Disirregardless of your particular favorite team or competitor, there is almost universal agreement in attitudes toward certain endgame processes in a number of events, including American Football, football, and ice hockey.  In each of these, if the teams remain tied for some specified duration after the end of the scheduled event, the winner is decided by a bizarrely construed tie-breaker only passingly similar to the original game.  Sudden Death, penalty shots/kicks … whatever the specifics, the issue is the same:  the outcome of the game is to be decided via a process decidedly different than the game itself.  (This is, of course, a matter of degrees, and American Football differs more in the criticality of scoring immediately, as opposed to football and hockey, which employ scenarios far removed from standard play.)

As I said wrote, attitudes toward such situations are almost universally  agreed to be bad; the exception, of course, being the Olympic penalty kick triumph of Brandi Chastain.
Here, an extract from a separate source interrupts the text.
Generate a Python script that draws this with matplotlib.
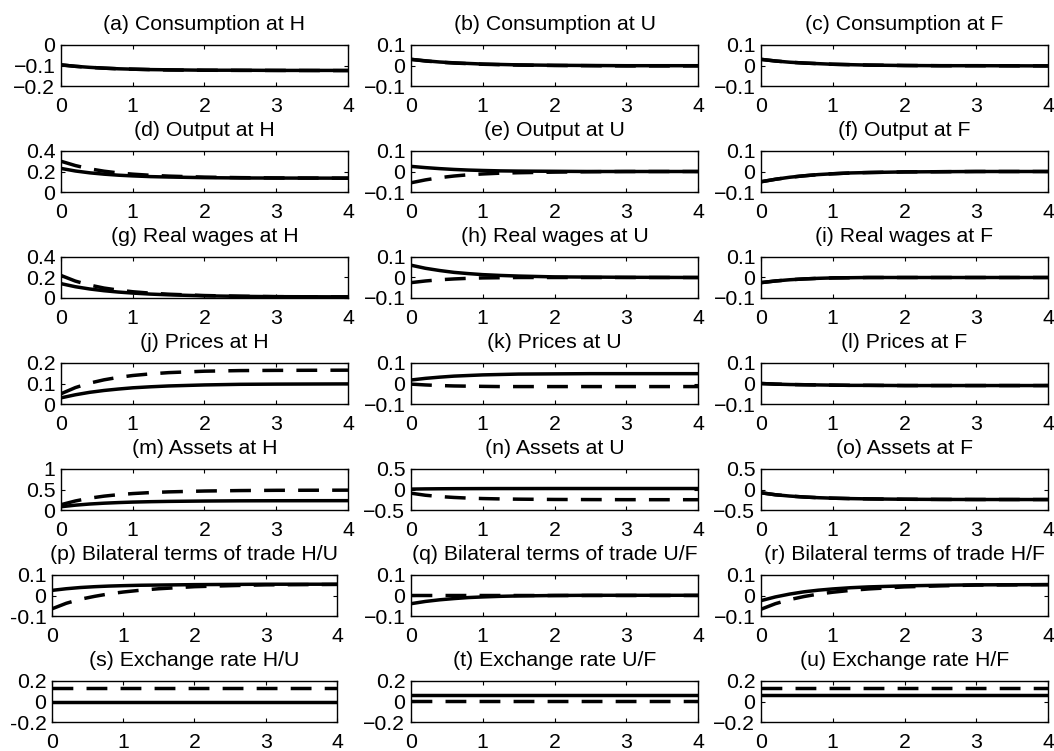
import matplotlib
matplotlib.use("Agg")
import matplotlib.pyplot as plt

plt.rcParams['font.family'] = ['Liberation Sans', 'DejaVu Sans']

# time axis (years)
t = [0, 0.2, 0.4, 0.6, 0.8, 1.0, 1.25, 1.5, 2.0, 2.5, 3.0, 4.0]

titles = [
    "(a) Consumption at H", "(b) Consumption at U", "(c) Consumption at F",
    "(d) Output at H", "(e) Output at U", "(f) Output at F",
    "(g) Real wages at H", "(h) Real wages at U", "(i) Real wages at F",
    "(j) Prices at H", "(k) Prices at U", "(l) Prices at F",
    "(m) Assets at H", "(n) Assets at U", "(o) Assets at F",
    "(p) Bilateral terms of trade H/U", "(q) Bilateral terms of trade U/F", "(r) Bilateral terms of trade H/F",
    "(s) Exchange rate H/U", "(t) Exchange rate U/F", "(u) Exchange rate H/F",
]

solid_a = [-0.097, -0.104, -0.109, -0.113, -0.116, -0.118, -0.120, -0.121, -0.123, -0.123, -0.124, -0.124]
dash_a  = [-0.097, -0.104, -0.109, -0.113, -0.116, -0.118, -0.120, -0.122, -0.123, -0.124, -0.124, -0.125]
solid_b = [0.030, 0.023, 0.017, 0.013, 0.010, 0.007, 0.005, 0.003, 0.001, 0.000, -0.001, -0.001]
dash_b  = [0.030, 0.022, 0.016, 0.012, 0.009, 0.006, 0.004, 0.002, 0.000, -0.001, -0.002, -0.002]
solid_c = [0.030, 0.022, 0.016, 0.012, 0.009, 0.006, 0.004, 0.002, 0.000, -0.001, -0.001, -0.002]
dash_c  = [0.030, 0.022, 0.016, 0.012, 0.009, 0.006, 0.004, 0.002, 0.000, -0.001, -0.001, -0.002]
solid_d = [0.230, 0.205, 0.187, 0.174, 0.164, 0.157, 0.150, 0.146, 0.140, 0.137, 0.136, 0.135]
dash_d  = [0.300, 0.258, 0.226, 0.203, 0.186, 0.174, 0.163, 0.155, 0.145, 0.140, 0.137, 0.135]
solid_e = [0.025, 0.019, 0.014, 0.010, 0.007, 0.005, 0.003, 0.002, 0.001, 0.000, 0.000, 0.000]
dash_e  = [-0.055, -0.041, -0.030, -0.022, -0.016, -0.012, -0.008, -0.006, -0.003, -0.001, 0.000, 0.000]
solid_f = [-0.050, -0.038, -0.028, -0.021, -0.015, -0.011, -0.007, -0.005, -0.002, -0.001, 0.000, 0.000]
dash_f  = [-0.050, -0.038, -0.028, -0.021, -0.015, -0.011, -0.007, -0.005, -0.002, -0.001, 0.000, 0.000]
solid_g = [0.140, 0.110, 0.088, 0.071, 0.058, 0.048, 0.038, 0.031, 0.021, 0.016, 0.013, 0.011]
dash_g  = [0.220, 0.165, 0.126, 0.097, 0.077, 0.061, 0.047, 0.037, 0.024, 0.017, 0.013, 0.011]
solid_h = [0.060, 0.045, 0.034, 0.025, 0.019, 0.014, 0.010, 0.007, 0.003, 0.002, 0.001, 0.000]
dash_h  = [-0.025, -0.017, -0.011, -0.007, -0.004, -0.002, -0.001, 0.000, 0.000, 0.000, 0.000, 0.000]
solid_i = [-0.025, -0.017, -0.011, -0.007, -0.004, -0.002, -0.001, 0.000, 0.000, 0.000, 0.000, 0.000]
dash_i  = [-0.025, -0.017, -0.011, -0.007, -0.004, -0.002, -0.001, 0.000, 0.000, 0.000, 0.000, 0.000]
solid_j = [0.030, 0.045, 0.057, 0.066, 0.073, 0.079, 0.084, 0.088, 0.093, 0.096, 0.097, 0.098]
dash_j  = [0.050, 0.080, 0.102, 0.118, 0.130, 0.139, 0.147, 0.153, 0.160, 0.163, 0.164, 0.165]
solid_k = [0.017, 0.025, 0.031, 0.036, 0.039, 0.042, 0.044, 0.046, 0.047, 0.048, 0.048, 0.048]
dash_k  = [-0.003, -0.007, -0.010, -0.012, -0.013, -0.014, -0.015, -0.015, -0.015, -0.015, -0.015, -0.015]
solid_l = [0.000, -0.003, -0.005, -0.006, -0.007, -0.008, -0.009, -0.009, -0.010, -0.010, -0.010, -0.010]
dash_l  = [0.000, -0.003, -0.005, -0.006, -0.007, -0.008, -0.009, -0.009, -0.010, -0.010, -0.010, -0.010]
solid_m = [0.080, 0.118, 0.146, 0.166, 0.181, 0.193, 0.203, 0.210, 0.219, 0.224, 0.226, 0.228]
dash_m  = [0.130, 0.220, 0.289, 0.338, 0.374, 0.401, 0.425, 0.442, 0.463, 0.474, 0.480, 0.484]
solid_n = [0.010, 0.015, 0.018, 0.020, 0.021, 0.022, 0.023, 0.023, 0.024, 0.024, 0.024, 0.024]
dash_n  = [-0.090, -0.140, -0.172, -0.194, -0.210, -0.221, -0.230, -0.236, -0.243, -0.246, -0.248, -0.249]
solid_o = [-0.080, -0.128, -0.160, -0.183, -0.200, -0.212, -0.222, -0.229, -0.238, -0.242, -0.244, -0.245]
dash_o  = [-0.080, -0.128, -0.160, -0.183, -0.200, -0.212, -0.222, -0.229, -0.238, -0.242, -0.244, -0.245]
solid_p = [0.025, 0.033, 0.039, 0.043, 0.046, 0.048, 0.050, 0.051, 0.053, 0.054, 0.055, 0.055]
dash_p  = [-0.065, -0.038, -0.018, -0.004, 0.008, 0.017, 0.026, 0.033, 0.043, 0.048, 0.052, 0.054]
solid_q = [-0.040, -0.029, -0.021, -0.015, -0.010, -0.007, -0.004, -0.002, 0.000, 0.001, 0.001, 0.001]
dash_q  = [0.002, 0.002, 0.002, 0.002, 0.002, 0.002, 0.002, 0.002, 0.002, 0.002, 0.002, 0.002]
solid_r = [-0.025, -0.007, 0.007, 0.018, 0.026, 0.032, 0.038, 0.042, 0.047, 0.050, 0.052, 0.053]
dash_r  = [-0.067, -0.040, -0.020, -0.005, 0.007, 0.016, 0.025, 0.032, 0.042, 0.047, 0.051, 0.053]
solid_s = [0.000] * 12
dash_s  = [0.132] * 12
solid_t = [0.062] * 12
dash_t  = [0.002] * 12
solid_u = [0.062] * 12
dash_u  = [0.132] * 12

solids = [solid_a, solid_b, solid_c, solid_d, solid_e, solid_f, solid_g, solid_h, solid_i,
          solid_j, solid_k, solid_l, solid_m, solid_n, solid_o, solid_p, solid_q, solid_r,
          solid_s, solid_t, solid_u]
dashes = [dash_a, dash_b, dash_c, dash_d, dash_e, dash_f, dash_g, dash_h, dash_i,
          dash_j, dash_k, dash_l, dash_m, dash_n, dash_o, dash_p, dash_q, dash_r,
          dash_s, dash_t, dash_u]

# y tick values and labels per panel
yticks = [
    [-0.2, -0.1, 0], [-0.1, 0, 0.1], [-0.1, 0, 0.1],
    [0, 0.2, 0.4], [-0.1, 0, 0.1], [-0.1, 0, 0.1],
    [0, 0.2, 0.4], [-0.1, 0, 0.1], [-0.1, 0, 0.1],
    [0, 0.1, 0.2], [-0.1, 0, 0.1], [-0.1, 0, 0.1],
    [0, 0.5, 1], [-0.5, 0, 0.5], [-0.5, 0, 0.5],
    [-0.1, 0, 0.1], [-0.1, 0, 0.1], [-0.1, 0, 0.1],
    [-0.2, 0, 0.2], [-0.2, 0, 0.2], [-0.2, 0, 0.2],
]
ylabels = [
    ["\u22120.2", "\u22120.1", "0"], ["\u22120.1", "0", "0.1"], ["\u22120.1", "0", "0.1"],
    ["0", "0.2", "0.4"], ["\u22120.1", "0", "0.1"], ["\u22120.1", "0", "0.1"],
    ["0", "0.2", "0.4"], ["\u22120.1", "0", "0.1"], ["\u22120.1", "0", "0.1"],
    ["0", "0.1", "0.2"], ["\u22120.1", "0", "0.1"], ["\u22120.1", "0", "0.1"],
    ["0", "0.5", "1"], ["\u22120.5", "0", "0.5"], ["\u22120.5", "0", "0.5"],
    ["-0.1", "0", "0.1"], ["\u22120.1", "0", "0.1"], ["\u22120.1", "0", "0.1"],
    ["-0.2", "0", "0.2"], ["\u22120.2", "0", "0.2"], ["\u22120.2", "0", "0.2"],
]
xticks = [0, 1, 2, 3, 4]
xlabels = ["0", "1", "2", "3", "4"]

W, H = 1054, 751
fig = plt.figure(figsize=(W / 100, H / 100), dpi=100)

col_left = [61, 411, 761]
row_top = [45, 151, 257, 363, 469, 575, 681]
ax_w, ax_h = 287, 41
FS = 15.3

for idx in range(21):
    r, c = divmod(idx, 3)
    left = col_left[c]
    width = ax_w
    if c == 0 and r >= 5:
        left = 52
        width = 285
    top = row_top[r]
    ax = fig.add_axes([left / W, 1 - (top + ax_h) / H, width / W, ax_h / H])
    ax.plot(t, solids[idx], color='black', lw=2.5, solid_capstyle='butt')
    ax.plot(t, dashes[idx], color='black', lw=2.5, ls=(0, (6.0, 3.8)), dash_capstyle='butt')
    ax.set_xlim(0, 4)
    ax.set_ylim(yticks[idx][0], yticks[idx][-1])
    ax.set_xticks(xticks)
    ax.set_xticklabels(xlabels)
    ax.set_yticks(yticks[idx])
    ax.set_yticklabels(ylabels[idx])
    ax.tick_params(direction='in', top=True, right=True, length=3, width=0.8,
                   labelsize=FS, pad=4)
    ax.tick_params(axis='x', pad=8)
    for sp in ax.spines.values():
        sp.set_linewidth(1.0)
    ax.set_title(titles[idx], fontsize=FS, pad=11)

fig.savefig("out.png", dpi=100)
The rule change that has me so incensed is an odd twist on this; odd in that the conclusion of the competition will remain the same, but the rules for advancing to the final rounds are to be changed.

Whisky.  Tango.  Foxtrot.

I refer, of course, to the Scripps National Spelling Bee, and their decision to add an element of vocabulary to their annual event.  Yeah, you read that right.  Rounds up to and including the semi-finals will now include some sort of hare-brained attempt at determining whether or not the student knows what a word means, as if that’s important in the real world.  Those in charge and who made this decision bombilate with rhytiscopia and galeanthropy and leave me with extreme gamomania.  You want a vocabulary test?  Fine.  ESPN4 is always looking for things to air.  But don’t try to dilute the purity of the spelling competition, where a word’s meaning is a clue to overcoming the challenge, and not the challenge itself.  Personally, I suspect an anti-savant agenda being funded, no doubt, by the lily-livered context-dependent self-proclaimed “linguists” over at MeaningMatters.

I’ll be writing a sternly worded letter, of course, expressing my displeasure, and I invite you to join me.  Scripps has stepped out onto a slippery slope, and the inclusion of vocabulary will inevitably lead to disqualifications based on intonation and inflection, and then … I shudder to imagine.  Please help me right this wrong.

Do it for this guy:

"Can you give me the definition?" - with some effort, we can keep this hallowed question from going the way of the dodo.  I can’t spell it out any more clearly.


The Bug said...

Oh I loved every last jot & tittle of this post!

The Dead Acorn said...

I always count it a good day when I get to learn something (but I've already gotten an odd look by saying "make sure you cross your Ts and tittle your Is).